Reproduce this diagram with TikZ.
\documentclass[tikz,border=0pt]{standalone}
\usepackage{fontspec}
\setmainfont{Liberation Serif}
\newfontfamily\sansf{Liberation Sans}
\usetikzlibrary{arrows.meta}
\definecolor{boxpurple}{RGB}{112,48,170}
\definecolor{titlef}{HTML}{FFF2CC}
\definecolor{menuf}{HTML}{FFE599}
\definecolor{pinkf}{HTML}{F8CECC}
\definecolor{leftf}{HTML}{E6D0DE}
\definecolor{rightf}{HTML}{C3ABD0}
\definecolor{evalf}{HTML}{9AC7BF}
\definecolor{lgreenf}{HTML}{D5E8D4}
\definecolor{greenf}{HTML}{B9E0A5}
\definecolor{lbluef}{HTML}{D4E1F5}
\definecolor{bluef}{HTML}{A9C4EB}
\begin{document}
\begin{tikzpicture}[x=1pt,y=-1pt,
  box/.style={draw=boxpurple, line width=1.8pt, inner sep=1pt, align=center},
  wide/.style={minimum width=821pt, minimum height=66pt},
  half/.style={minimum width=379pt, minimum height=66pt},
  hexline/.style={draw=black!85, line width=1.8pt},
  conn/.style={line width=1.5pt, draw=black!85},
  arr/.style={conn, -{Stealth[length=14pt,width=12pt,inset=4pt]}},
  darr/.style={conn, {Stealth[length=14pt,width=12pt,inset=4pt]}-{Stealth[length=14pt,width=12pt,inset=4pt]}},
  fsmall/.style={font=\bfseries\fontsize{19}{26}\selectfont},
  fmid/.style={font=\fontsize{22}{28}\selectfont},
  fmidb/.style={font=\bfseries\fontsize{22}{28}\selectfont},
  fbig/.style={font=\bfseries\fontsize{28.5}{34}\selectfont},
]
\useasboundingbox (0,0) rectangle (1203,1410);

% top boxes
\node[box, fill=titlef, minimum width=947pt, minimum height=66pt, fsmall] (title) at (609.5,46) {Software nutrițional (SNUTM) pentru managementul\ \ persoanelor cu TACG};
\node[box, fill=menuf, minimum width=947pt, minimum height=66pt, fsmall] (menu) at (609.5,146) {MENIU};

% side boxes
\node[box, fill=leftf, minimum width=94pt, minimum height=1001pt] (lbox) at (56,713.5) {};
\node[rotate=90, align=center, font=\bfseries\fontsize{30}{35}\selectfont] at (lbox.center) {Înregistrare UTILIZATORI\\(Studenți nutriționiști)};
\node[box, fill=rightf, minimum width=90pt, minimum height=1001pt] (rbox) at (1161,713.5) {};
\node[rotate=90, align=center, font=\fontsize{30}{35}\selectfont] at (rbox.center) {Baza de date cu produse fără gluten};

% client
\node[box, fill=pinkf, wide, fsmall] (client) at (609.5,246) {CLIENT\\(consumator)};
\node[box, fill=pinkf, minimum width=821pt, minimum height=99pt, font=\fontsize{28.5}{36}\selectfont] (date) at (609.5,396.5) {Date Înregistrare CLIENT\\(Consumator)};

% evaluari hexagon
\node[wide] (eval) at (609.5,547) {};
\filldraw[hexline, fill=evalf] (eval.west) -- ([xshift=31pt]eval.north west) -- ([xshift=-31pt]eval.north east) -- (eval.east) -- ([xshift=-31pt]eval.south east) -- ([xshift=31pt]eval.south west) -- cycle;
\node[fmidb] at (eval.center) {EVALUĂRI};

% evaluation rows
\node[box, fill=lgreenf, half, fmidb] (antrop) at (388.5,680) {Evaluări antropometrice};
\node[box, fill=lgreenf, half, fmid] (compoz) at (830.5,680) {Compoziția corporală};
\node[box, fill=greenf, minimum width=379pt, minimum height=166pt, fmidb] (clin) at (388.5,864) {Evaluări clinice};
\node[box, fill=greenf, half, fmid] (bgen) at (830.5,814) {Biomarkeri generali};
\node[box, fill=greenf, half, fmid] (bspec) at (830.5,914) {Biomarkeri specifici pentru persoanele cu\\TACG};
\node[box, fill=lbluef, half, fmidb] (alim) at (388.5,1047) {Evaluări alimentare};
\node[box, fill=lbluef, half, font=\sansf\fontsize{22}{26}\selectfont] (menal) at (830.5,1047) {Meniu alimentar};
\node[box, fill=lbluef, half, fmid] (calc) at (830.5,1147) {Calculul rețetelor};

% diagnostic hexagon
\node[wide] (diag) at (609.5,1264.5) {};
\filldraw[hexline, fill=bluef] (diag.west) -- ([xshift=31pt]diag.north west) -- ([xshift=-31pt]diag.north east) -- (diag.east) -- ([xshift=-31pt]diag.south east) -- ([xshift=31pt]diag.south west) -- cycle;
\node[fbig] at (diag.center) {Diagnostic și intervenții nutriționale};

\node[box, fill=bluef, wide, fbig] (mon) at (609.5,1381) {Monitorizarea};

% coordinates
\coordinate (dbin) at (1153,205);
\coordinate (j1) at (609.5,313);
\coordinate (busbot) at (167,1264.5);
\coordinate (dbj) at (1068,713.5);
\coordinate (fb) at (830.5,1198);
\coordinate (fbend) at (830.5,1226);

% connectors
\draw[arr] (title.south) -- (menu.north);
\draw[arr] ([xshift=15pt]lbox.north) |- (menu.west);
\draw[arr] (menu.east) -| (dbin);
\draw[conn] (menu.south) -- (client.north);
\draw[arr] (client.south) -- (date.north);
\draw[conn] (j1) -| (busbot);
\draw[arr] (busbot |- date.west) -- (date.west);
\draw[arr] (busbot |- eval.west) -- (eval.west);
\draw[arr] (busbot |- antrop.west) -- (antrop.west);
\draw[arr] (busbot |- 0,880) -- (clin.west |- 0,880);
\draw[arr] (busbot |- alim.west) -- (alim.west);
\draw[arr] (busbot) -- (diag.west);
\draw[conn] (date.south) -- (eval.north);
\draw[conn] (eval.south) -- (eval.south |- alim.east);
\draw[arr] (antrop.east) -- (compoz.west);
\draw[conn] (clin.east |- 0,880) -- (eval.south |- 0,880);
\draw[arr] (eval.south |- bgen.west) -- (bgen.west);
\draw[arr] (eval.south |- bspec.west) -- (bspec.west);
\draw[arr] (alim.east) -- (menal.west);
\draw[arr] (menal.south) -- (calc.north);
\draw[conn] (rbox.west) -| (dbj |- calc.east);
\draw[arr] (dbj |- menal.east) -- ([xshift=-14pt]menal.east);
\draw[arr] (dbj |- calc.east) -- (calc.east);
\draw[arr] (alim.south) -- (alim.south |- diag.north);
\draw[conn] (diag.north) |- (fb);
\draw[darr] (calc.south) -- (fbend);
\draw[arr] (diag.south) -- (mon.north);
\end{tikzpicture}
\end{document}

→ PROBLEM:
From the opening line of the data above through the line that contains "date cu produse", please print each line as it stands and only those lines.

→ WRITTEN RESPONSE:
Reproduce this diagram with TikZ.
\documentclass[tikz,border=0pt]{standalone}
\usepackage{fontspec}
\setmainfont{Liberation Serif}
\newfontfamily\sansf{Liberation Sans}
\usetikzlibrary{arrows.meta}
\definecolor{boxpurple}{RGB}{112,48,170}
\definecolor{titlef}{HTML}{FFF2CC}
\definecolor{menuf}{HTML}{FFE599}
\definecolor{pinkf}{HTML}{F8CECC}
\definecolor{leftf}{HTML}{E6D0DE}
\definecolor{rightf}{HTML}{C3ABD0}
\definecolor{evalf}{HTML}{9AC7BF}
\definecolor{lgreenf}{HTML}{D5E8D4}
\definecolor{greenf}{HTML}{B9E0A5}
\definecolor{lbluef}{HTML}{D4E1F5}
\definecolor{bluef}{HTML}{A9C4EB}
\begin{document}
\begin{tikzpicture}[x=1pt,y=-1pt,
  box/.style={draw=boxpurple, line width=1.8pt, inner sep=1pt, align=center},
  wide/.style={minimum width=821pt, minimum height=66pt},
  half/.style={minimum width=379pt, minimum height=66pt},
  hexline/.style={draw=black!85, line width=1.8pt},
  conn/.style={line width=1.5pt, draw=black!85},
  arr/.style={conn, -{Stealth[length=14pt,width=12pt,inset=4pt]}},
  darr/.style={conn, {Stealth[length=14pt,width=12pt,inset=4pt]}-{Stealth[length=14pt,width=12pt,inset=4pt]}},
  fsmall/.style={font=\bfseries\fontsize{19}{26}\selectfont},
  fmid/.style={font=\fontsize{22}{28}\selectfont},
  fmidb/.style={font=\bfseries\fontsize{22}{28}\selectfont},
  fbig/.style={font=\bfseries\fontsize{28.5}{34}\selectfont},
]
\useasboundingbox (0,0) rectangle (1203,1410);

% top boxes
\node[box, fill=titlef, minimum width=947pt, minimum height=66pt, fsmall] (title) at (609.5,46) {Software nutrițional (SNUTM) pentru managementul\ \ persoanelor cu TACG};
\node[box, fill=menuf, minimum width=947pt, minimum height=66pt, fsmall] (menu) at (609.5,146) {MENIU};

% side boxes
\node[box, fill=leftf, minimum width=94pt, minimum height=1001pt] (lbox) at (56,713.5) {};
\node[rotate=90, align=center, font=\bfseries\fontsize{30}{35}\selectfont] at (lbox.center) {Înregistrare UTILIZATORI\\(Studenți nutriționiști)};
\node[box, fill=rightf, minimum width=90pt, minimum height=1001pt] (rbox) at (1161,713.5) {};
\node[rotate=90, align=center, font=\fontsize{30}{35}\selectfont] at (rbox.center) {Baza de date cu produse fără gluten};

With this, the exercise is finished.